VMFA Reform believes the museum’s complicity toward offenders contrasts with a lack of frameworks in place to protect its most vulnerable employees. Thirty-two gallery associates were cut in June due to the “limited visitor capacity” brought on by the pandemic. Though VMFA released a safety plan ahead of its reopening on July 3, some remaining associates have expressed concern about the risks of contracting the virus, as they do not receive the health benefits of their full-time peers.
Brown, who was among those laid off in June, says that when he asked about hazard pay while he was still employed, the museum did not offer an answer. Among the group’s demands, the reform committee has asked for a minimum pay of $17 per hour for those working during the pandemic. VMFA told Hyperallergic that the museum has converted 57 part-time positions to full-time positions in the last five years and has “plans to raise the entry level pay of all hourly-wage employees to $15 per hour and then make commensurate adjustments to all positions to avoid wage compression.”

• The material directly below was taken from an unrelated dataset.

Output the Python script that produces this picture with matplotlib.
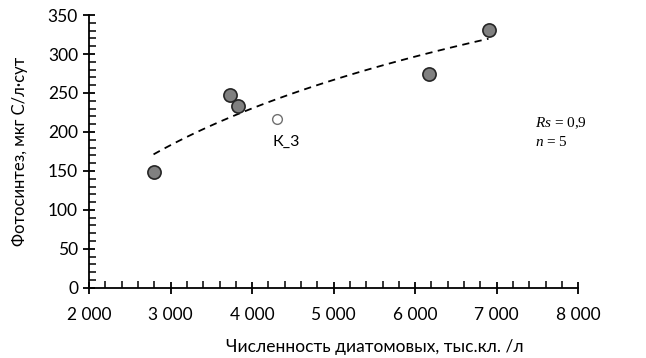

“VMFA has been working on these issues for several years, and while much has been accomplished, we certainly understand more remains to be done,” Nyerges said in his statement, noting that 50 percent of the museum’s executive leadership and 44 percent of its managers and directors are people of color, and that the board of trustees elected its first African American president two years ago. “In our current five-year strategic plan, we have included initiatives to further diversify our staff, attract a more diverse visitor base, and increase our African American art collections.”
According to the reform committee, the museum has not yet provided a reply to their petition, initially requested by June 26.